A new report from the Competitive Enterprise Institute outlines how the Obama administration is working to make major, unilateral changes to labor policies to reward its labor union allies.
“President Obama, in the waning months of his administration, is trying to push through major new regulations that benefit his labor union friends but have massive, detrimental effects on the economy and people’s jobs,” said Trey Kovacs, CEI policy analyst and author of the report. “This is happening at a time when some 6.5 million workers are seeking full-time employment
“From regulations upending franchise and contract businesses, to rushing through labor union representation votes, to imposing new overtime rules, President Obama is using regulatory agencies to make major policy changes he can’t get through Congress,” said Kovacs. “Congress should consider defunding the enforcement of these new regulations.”
The CEI report addresses the top three regulatory threats to labor policy:
National Labor Relations Board (NLRB) Aims to Redefine Joint Employer Standard. The Obama administration is seeking to redefine the concept of joint employment to give unions bigger corporate targets that are easier to organize. Rather than organize one franchise business at a time, the National Labor Relations Board is trying to give unions the ability to drag the parent corporation to the bargaining table. This forced consolidation would disrupt many kinds of beneficial business arrangements in addition to franchises, including temporary and staffing agencies and contractors. It could also make businesses an easier target for trial lawyers.
NLRB Ambush Election Rule. In April, the NLRB implemented a new regulation for union representation elections that threatens workers’ freedom of association and privacy, while hindering employers’ protected speech on unionization prior to an election. The rule would shorten the time frame between the filing of a petition and the date on which an election is held, reducing it to as little as 14 days.

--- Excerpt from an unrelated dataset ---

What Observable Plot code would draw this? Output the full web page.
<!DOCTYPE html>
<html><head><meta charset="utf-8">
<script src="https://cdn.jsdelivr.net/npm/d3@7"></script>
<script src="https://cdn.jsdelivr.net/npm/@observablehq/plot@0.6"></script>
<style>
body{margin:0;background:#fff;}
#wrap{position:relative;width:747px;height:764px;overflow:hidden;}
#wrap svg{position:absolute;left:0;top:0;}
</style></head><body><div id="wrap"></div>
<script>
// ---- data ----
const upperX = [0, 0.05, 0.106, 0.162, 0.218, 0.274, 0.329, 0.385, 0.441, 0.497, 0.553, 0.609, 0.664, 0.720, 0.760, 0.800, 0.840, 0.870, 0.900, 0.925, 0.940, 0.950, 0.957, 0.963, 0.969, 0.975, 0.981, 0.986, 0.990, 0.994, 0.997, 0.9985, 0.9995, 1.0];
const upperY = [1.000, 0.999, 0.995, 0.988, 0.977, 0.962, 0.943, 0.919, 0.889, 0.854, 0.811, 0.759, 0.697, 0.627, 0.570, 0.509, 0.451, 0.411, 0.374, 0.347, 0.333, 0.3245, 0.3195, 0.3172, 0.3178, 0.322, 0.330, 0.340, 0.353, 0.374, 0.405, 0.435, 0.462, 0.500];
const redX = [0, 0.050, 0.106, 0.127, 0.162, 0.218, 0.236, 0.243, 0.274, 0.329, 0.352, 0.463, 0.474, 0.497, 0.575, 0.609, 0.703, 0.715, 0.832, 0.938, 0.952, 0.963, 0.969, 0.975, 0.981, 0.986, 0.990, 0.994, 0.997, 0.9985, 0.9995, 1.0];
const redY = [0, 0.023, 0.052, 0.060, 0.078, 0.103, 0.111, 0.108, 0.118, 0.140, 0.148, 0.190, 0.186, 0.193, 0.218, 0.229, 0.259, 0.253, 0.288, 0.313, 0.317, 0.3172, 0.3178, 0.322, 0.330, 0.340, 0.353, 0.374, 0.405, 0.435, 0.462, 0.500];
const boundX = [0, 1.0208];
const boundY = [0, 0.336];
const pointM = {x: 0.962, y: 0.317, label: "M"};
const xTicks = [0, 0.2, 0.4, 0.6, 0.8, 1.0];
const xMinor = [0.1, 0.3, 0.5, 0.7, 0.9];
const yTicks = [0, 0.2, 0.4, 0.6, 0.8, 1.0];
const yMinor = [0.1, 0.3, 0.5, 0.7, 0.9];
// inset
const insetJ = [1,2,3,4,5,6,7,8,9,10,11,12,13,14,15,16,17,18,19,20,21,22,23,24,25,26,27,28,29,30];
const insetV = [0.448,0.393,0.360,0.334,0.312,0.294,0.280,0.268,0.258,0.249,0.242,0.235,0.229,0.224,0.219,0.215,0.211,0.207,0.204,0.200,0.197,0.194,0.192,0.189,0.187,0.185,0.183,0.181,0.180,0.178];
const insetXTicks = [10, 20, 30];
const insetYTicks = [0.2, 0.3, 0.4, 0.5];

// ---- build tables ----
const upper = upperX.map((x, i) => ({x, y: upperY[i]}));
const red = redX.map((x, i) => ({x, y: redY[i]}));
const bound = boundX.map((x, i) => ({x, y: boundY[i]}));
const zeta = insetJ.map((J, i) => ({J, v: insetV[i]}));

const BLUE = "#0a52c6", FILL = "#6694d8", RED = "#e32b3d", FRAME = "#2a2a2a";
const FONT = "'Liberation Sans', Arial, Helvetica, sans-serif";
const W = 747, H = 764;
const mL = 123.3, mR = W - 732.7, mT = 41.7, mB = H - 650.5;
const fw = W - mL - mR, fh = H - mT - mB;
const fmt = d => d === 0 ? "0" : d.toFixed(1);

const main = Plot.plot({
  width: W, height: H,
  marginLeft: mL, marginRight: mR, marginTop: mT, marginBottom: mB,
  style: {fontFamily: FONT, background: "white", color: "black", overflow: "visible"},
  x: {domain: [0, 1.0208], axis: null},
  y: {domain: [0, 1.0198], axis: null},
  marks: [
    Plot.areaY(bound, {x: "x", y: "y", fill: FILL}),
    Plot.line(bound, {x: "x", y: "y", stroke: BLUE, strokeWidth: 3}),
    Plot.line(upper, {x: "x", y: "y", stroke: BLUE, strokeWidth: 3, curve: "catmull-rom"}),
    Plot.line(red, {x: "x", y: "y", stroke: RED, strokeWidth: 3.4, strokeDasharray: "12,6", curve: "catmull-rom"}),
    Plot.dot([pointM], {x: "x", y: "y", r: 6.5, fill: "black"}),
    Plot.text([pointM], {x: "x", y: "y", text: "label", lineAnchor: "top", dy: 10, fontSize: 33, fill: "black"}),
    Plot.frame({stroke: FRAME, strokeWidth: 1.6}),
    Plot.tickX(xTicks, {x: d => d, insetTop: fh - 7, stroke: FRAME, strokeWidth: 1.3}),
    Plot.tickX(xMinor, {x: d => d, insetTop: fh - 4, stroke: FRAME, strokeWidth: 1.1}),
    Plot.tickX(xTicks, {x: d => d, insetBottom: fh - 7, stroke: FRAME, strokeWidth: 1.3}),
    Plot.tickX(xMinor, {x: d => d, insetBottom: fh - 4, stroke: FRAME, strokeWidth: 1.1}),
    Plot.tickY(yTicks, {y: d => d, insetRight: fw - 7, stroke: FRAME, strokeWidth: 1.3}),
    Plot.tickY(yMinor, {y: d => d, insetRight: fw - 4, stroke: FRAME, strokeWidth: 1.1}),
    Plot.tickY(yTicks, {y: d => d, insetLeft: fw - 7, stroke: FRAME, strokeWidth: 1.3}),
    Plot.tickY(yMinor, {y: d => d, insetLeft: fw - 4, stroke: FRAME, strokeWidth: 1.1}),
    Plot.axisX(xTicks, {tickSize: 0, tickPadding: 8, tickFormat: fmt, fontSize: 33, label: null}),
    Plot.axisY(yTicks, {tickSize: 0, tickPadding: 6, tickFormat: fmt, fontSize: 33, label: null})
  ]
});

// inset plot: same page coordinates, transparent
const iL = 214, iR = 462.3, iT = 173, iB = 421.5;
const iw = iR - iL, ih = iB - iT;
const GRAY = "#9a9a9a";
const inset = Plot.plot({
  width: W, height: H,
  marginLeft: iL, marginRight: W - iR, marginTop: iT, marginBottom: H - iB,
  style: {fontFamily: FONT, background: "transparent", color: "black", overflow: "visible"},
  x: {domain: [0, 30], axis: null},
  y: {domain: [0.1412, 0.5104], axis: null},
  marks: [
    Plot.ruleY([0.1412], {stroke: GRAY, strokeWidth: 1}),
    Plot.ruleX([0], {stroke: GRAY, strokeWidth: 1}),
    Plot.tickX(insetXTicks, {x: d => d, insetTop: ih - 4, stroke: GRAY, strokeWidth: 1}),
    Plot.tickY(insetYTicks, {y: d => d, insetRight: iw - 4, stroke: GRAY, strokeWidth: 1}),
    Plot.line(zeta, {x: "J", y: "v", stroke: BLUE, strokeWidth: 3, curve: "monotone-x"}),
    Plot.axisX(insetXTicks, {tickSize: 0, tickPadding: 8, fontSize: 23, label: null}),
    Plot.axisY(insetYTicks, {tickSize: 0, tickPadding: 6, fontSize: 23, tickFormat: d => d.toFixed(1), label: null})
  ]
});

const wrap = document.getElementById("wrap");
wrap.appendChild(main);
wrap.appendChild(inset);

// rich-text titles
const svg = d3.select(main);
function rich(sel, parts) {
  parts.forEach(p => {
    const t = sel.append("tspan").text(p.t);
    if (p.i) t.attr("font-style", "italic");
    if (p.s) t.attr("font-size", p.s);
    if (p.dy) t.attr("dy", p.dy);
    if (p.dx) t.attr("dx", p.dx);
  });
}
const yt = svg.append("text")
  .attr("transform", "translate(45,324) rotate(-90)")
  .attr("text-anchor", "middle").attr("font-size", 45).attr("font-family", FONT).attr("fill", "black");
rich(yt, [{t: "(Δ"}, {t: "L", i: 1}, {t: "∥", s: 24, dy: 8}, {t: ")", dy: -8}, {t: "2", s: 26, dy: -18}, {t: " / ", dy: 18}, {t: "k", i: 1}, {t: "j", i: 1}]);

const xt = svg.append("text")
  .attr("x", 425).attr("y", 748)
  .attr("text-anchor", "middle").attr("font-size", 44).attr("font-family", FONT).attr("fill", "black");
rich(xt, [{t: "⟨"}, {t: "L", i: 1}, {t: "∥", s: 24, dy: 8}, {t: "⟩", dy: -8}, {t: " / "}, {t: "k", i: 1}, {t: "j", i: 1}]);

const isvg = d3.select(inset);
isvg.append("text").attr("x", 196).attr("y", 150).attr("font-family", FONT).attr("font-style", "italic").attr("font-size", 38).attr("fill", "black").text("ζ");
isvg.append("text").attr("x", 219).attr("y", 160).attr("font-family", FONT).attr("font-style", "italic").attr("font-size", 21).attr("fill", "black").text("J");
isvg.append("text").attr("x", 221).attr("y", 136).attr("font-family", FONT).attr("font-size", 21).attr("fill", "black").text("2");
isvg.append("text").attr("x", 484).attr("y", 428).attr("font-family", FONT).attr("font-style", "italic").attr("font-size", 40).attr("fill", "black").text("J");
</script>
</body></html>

The short time frame gives employees little time to educate themselves on the pros and cons of unionizing and undermines employers’ ability to respond to union organizing campaigns.

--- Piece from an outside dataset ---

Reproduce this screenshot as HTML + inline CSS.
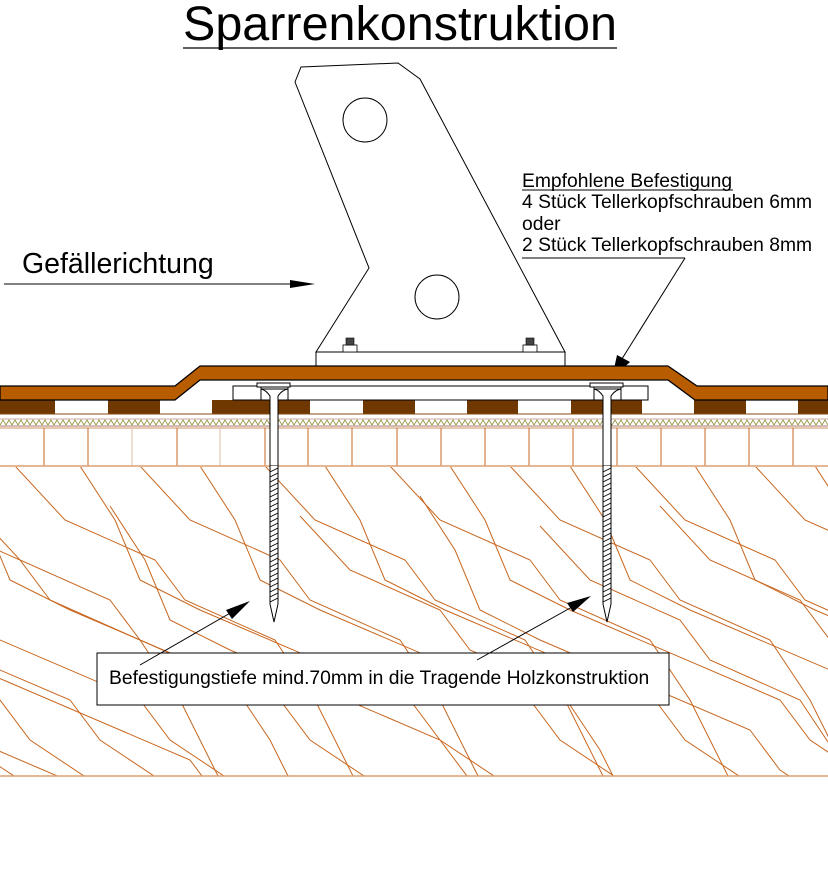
<!DOCTYPE html>
<html><head><meta charset="utf-8"><style>
html,body{margin:0;padding:0;background:#fff;width:828px;height:881px;overflow:hidden}
svg{display:block}
text{font-family:"Liberation Sans",sans-serif;fill:#000}
</style></head><body>
<svg width="828" height="881" viewBox="0 0 828 881" xmlns="http://www.w3.org/2000/svg">
<defs>
<clipPath id="wood"><rect x="0" y="467" width="828" height="309"/></clipPath>
<path id="g" d="M0,466 L35,520 L60,580 L120,610 L330,700 L360,740 L420,780" fill="none" stroke="#c8661e" stroke-width="1"/>
<path id="g2" d="M0,466 L50,520 L140,560 L170,600 L260,640 L300,700 L340,780" fill="none" stroke="#c8661e" stroke-width="1"/>
</defs>

<text x="400" y="40" font-size="48.5" text-anchor="middle">Sparrenkonstruktion</text>
<line x1="183" y1="48" x2="617" y2="48" stroke="#000" stroke-width="1.2"/>

<text x="22" y="273" font-size="28.5">Gefällerichtung</text>
<line x1="4" y1="284" x2="295" y2="284" stroke="#000" stroke-width="1"/>
<polygon points="315,284 290,280 290,288" fill="#000"/>

<text x="522" y="187" font-size="19.3">Empfohlene Befestigung</text>
<line x1="522" y1="190" x2="733" y2="190" stroke="#000"/>
<text x="522" y="208" font-size="19.3">4 Stück Tellerkopfschrauben 6mm</text>
<text x="522" y="230" font-size="19.3">oder</text>
<text x="522" y="251" font-size="19.3">2 Stück Tellerkopfschrauben 8mm</text>
<line x1="522" y1="258" x2="685" y2="258" stroke="#000"/>
<line x1="685" y1="258" x2="620" y2="362" stroke="#000"/>
<polygon points="612,378 617,355 630,362" fill="#000"/>

<polygon points="301,67 398,63 420,79 565,352 316,352 369,268 295,82" fill="#fff" stroke="#000" stroke-width="1"/>
<circle cx="365" cy="120" r="22" fill="#fff" stroke="#000"/>
<circle cx="437" cy="297" r="22" fill="#fff" stroke="#000"/>
<rect x="316" y="352" width="249" height="14" fill="#fff" stroke="#000"/>
<rect x="343" y="345" width="14" height="7" fill="#fff" stroke="#000" stroke-width=".8"/>
<rect x="346" y="338" width="8" height="7" fill="#444" stroke="#000" stroke-width=".6"/>
<rect x="523" y="345" width="14" height="7" fill="#fff" stroke="#000" stroke-width=".8"/>
<rect x="526" y="338" width="8" height="7" fill="#444" stroke="#000" stroke-width=".6"/>

<g fill="#6e3800">
<rect x="0" y="400" width="55" height="14"/>
<rect x="108" y="400" width="52" height="14"/>
<rect x="212" y="400" width="98" height="14"/>
<rect x="363" y="400" width="52" height="14"/>
<rect x="467" y="400" width="51" height="14"/>
<rect x="571" y="400" width="71" height="14"/>
<rect x="694" y="400" width="52" height="14"/>
<rect x="798" y="400" width="30" height="14"/>
</g>
<line x1="0" y1="414" x2="828" y2="414" stroke="#8a4a10" stroke-width="1"/>
<line x1="0" y1="419" x2="828" y2="419" stroke="#c8a8a0" stroke-width="1"/>
<polyline points="0,425 3,420 6,425 9,420 12,425 15,420 18,425 21,420 24,425 27,420 30,425 33,420 36,425 39,420 42,425 45,420 48,425 51,420 54,425 57,420 60,425 63,420 66,425 69,420 72,425 75,420 78,425 81,420 84,425 87,420 90,425 93,420 96,425 99,420 102,425 105,420 108,425 111,420 114,425 117,420 120,425 123,420 126,425 129,420 132,425 135,420 138,425 141,420 144,425 147,420 150,425 153,420 156,425 159,420 162,425 165,420 168,425 171,420 174,425 177,420 180,425 183,420 186,425 189,420 192,425 195,420 198,425 201,420 204,425 207,420 210,425 213,420 216,425 219,420 222,425 225,420 228,425 231,420 234,425 237,420 240,425 243,420 246,425 249,420 252,425 255,420 258,425 261,420 264,425 267,420 270,425 273,420 276,425 279,420 282,425 285,420 288,425 291,420 294,425 297,420 300,425 303,420 306,425 309,420 312,425 315,420 318,425 321,420 324,425 327,420 330,425 333,420 336,425 339,420 342,425 345,420 348,425 351,420 354,425 357,420 360,425 363,420 366,425 369,420 372,425 375,420 378,425 381,420 384,425 387,420 390,425 393,420 396,425 399,420 402,425 405,420 408,425 411,420 414,425 417,420 420,425 423,420 426,425 429,420 432,425 435,420 438,425 441,420 444,425 447,420 450,425 453,420 456,425 459,420 462,425 465,420 468,425 471,420 474,425 477,420 480,425 483,420 486,425 489,420 492,425 495,420 498,425 501,420 504,425 507,420 510,425 513,420 516,425 519,420 522,425 525,420 528,425 531,420 534,425 537,420 540,425 543,420 546,425 549,420 552,425 555,420 558,425 561,420 564,425 567,420 570,425 573,420 576,425 579,420 582,425 585,420 588,425 591,420 594,425 597,420 600,425 603,420 606,425 609,420 612,425 615,420 618,425 621,420 624,425 627,420 630,425 633,420 636,425 639,420 642,425 645,420 648,425 651,420 654,425 657,420 660,425 663,420 666,425 669,420 672,425 675,420 678,425 681,420 684,425 687,420 690,425 693,420 696,425 699,420 702,425 705,420 708,425 711,420 714,425 717,420 720,425 723,420 726,425 729,420 732,425 735,420 738,425 741,420 744,425 747,420 750,425 753,420 756,425 759,420 762,425 765,420 768,425 771,420 774,425 777,420 780,425 783,420 786,425 789,420 792,425 795,420 798,425 801,420 804,425 807,420 810,425 813,420 816,425 819,420 822,425 825,420 828,425" fill="none" stroke="#8a8a30" stroke-width=".8"/>
<line x1="0" y1="426" x2="828" y2="426" stroke="#c8a8a0" stroke-width="1.5"/>
<line x1="0" y1="428" x2="828" y2="428" stroke="#d09060" stroke-width="1"/>
<g stroke="#c8661e" stroke-width="1">
<line x1="44" y1="428" x2="44" y2="466"/><line x1="88" y1="428" x2="88" y2="466"/>
<line x1="132" y1="428" x2="132" y2="466" stroke="#e0b8a8"/><line x1="177" y1="428" x2="177" y2="466"/>
<line x1="220" y1="428" x2="220" y2="466" stroke="#e0b8a8"/><line x1="265" y1="428" x2="265" y2="466"/>
<line x1="308" y1="428" x2="308" y2="466"/><line x1="352" y1="428" x2="352" y2="466"/>
<line x1="397" y1="428" x2="397" y2="466"/><line x1="441" y1="428" x2="441" y2="466"/>
<line x1="485" y1="428" x2="485" y2="466"/><line x1="529" y1="428" x2="529" y2="466"/>
<line x1="573" y1="428" x2="573" y2="466"/><line x1="617" y1="428" x2="617" y2="466"/>
<line x1="661" y1="428" x2="661" y2="466"/><line x1="705" y1="428" x2="705" y2="466"/>
<line x1="749" y1="428" x2="749" y2="466"/><line x1="793" y1="428" x2="793" y2="466"/>
</g>
<line x1="0" y1="466" x2="828" y2="466" stroke="#dca070" stroke-width="1.5"/>

<g clip-path="url(#wood)">
<use href="#g" x="-400"/><use href="#g" x="-330"/><use href="#g" x="-260"/><use href="#g" x="-190"/>
<use href="#g2" x="-120"/><use href="#g" x="-50"/><use href="#g2" x="15"/><use href="#g" x="80"/>
<use href="#g2" x="140"/><use href="#g" x="200"/><use href="#g2" x="265"/><use href="#g" x="325"/>
<use href="#g2" x="390"/><use href="#g" x="450"/><use href="#g2" x="510"/><use href="#g" x="570"/>
<use href="#g2" x="635"/><use href="#g" x="695"/><use href="#g2" x="755"/><use href="#g" x="815"/>
<use href="#g2" x="-30" y="40"/><use href="#g" x="-140" y="60"/><use href="#g2" x="540" y="60"/>
<use href="#g" x="-240" y="90"/><use href="#g2" x="-340" y="120"/>
<use href="#g" x="110" y="40"/><use href="#g2" x="300" y="50"/><use href="#g" x="420" y="30"/>
<use href="#g2" x="660" y="40"/>
</g>
<line x1="0" y1="776" x2="828" y2="776" stroke="#dca070" stroke-width="1.5"/>

<polygon points="0,386 175,386 200,366 668,366 697,386 828,386 828,400 695,400 668,380 200,380 175,400 0,400" fill="#b85c00" stroke="#000" stroke-width="1.3"/>

<rect x="233" y="386" width="415" height="14" fill="#fff" stroke="#000" stroke-width="1"/>

<g stroke="#000" stroke-width="1" fill="#fff">
<rect x="257" y="383" width="33" height="4"/>
<rect x="261" y="387" width="27" height="13"/>
<path d="M270,466 L270,396 Q266,390 261,389 L288,389 Q282,390 278,396 L278,466 Z"/>
<path d="M270,466 L270,604 L274,622 L278,604 L278,466" fill="#fff"/>
<rect x="590" y="383" width="33" height="4"/>
<rect x="594" y="387" width="27" height="13"/>
<path d="M603,466 L603,396 Q599,390 594,389 L621,389 Q615,390 611,396 L611,466 Z"/>
<path d="M603,466 L603,604 L607,622 L611,604 L611,466" fill="#fff"/>
</g>
<g stroke="#000" stroke-width=".9">
<path d="M270,472 l8,-4 M270,477 l8,-4 M270,482 l8,-4 M270,487 l8,-4 M270,492 l8,-4 M270,497 l8,-4 M270,502 l8,-4 M270,507 l8,-4 M270,512 l8,-4 M270,517 l8,-4 M270,522 l8,-4 M270,527 l8,-4 M270,532 l8,-4 M270,537 l8,-4 M270,542 l8,-4 M270,547 l8,-4 M270,552 l8,-4 M270,557 l8,-4 M270,562 l8,-4 M270,567 l8,-4 M270,572 l8,-4 M270,577 l8,-4 M270,582 l8,-4 M270,587 l8,-4 M270,592 l8,-4 M270,597 l8,-4 M270,602 l8,-4"/>
<path d="M603,472 l8,-4 M603,477 l8,-4 M603,482 l8,-4 M603,487 l8,-4 M603,492 l8,-4 M603,497 l8,-4 M603,502 l8,-4 M603,507 l8,-4 M603,512 l8,-4 M603,517 l8,-4 M603,522 l8,-4 M603,527 l8,-4 M603,532 l8,-4 M603,537 l8,-4 M603,542 l8,-4 M603,547 l8,-4 M603,552 l8,-4 M603,557 l8,-4 M603,562 l8,-4 M603,567 l8,-4 M603,572 l8,-4 M603,577 l8,-4 M603,582 l8,-4 M603,587 l8,-4 M603,592 l8,-4 M603,597 l8,-4 M603,602 l8,-4"/>
</g>

<rect x="97" y="653" width="572" height="52" fill="#fff" stroke="#000" stroke-width="1"/>
<text x="109" y="684" font-size="19.3">Befestigungstiefe mind.70mm in die Tragende Holzkonstruktion</text>
<line x1="140" y1="665" x2="232" y2="612" stroke="#000"/>
<polygon points="250,601 226,610 232,619" fill="#000"/>
<line x1="477" y1="660" x2="572" y2="607" stroke="#000"/>
<polygon points="591,596 567,603 573,612" fill="#000"/>
</svg>
</body></html>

Department of Labor Proposed Overtime Rule. On June 30, 2015, the DOL submitted a Notice of Proposed Rulemaking to significantly modify the exemptions in the Fair Labor Standards Act’s overtime rules. The DOL’s proposed rule will dramatically alter who is eligible for overtime pay. Proposed requirements would extend mandatory overtime payments to salaried employees who earn $50,440 annually or less, up from the current threshold of $23,660. It would even cover workers who perform mainly professional or managerial tasks. The rule will not actually raise wages and is likely to have many unintended consequences. It would force employers to adjust work schedules and reclassify workers, among other potential changes. Employer compliance obligations could increase due to employing more hourly and non-overtime exempt employees whose hours must be tracked to calculate overtime pay.
The report urges Congress to exercise its power of the purse to end the assault on workers and the economy.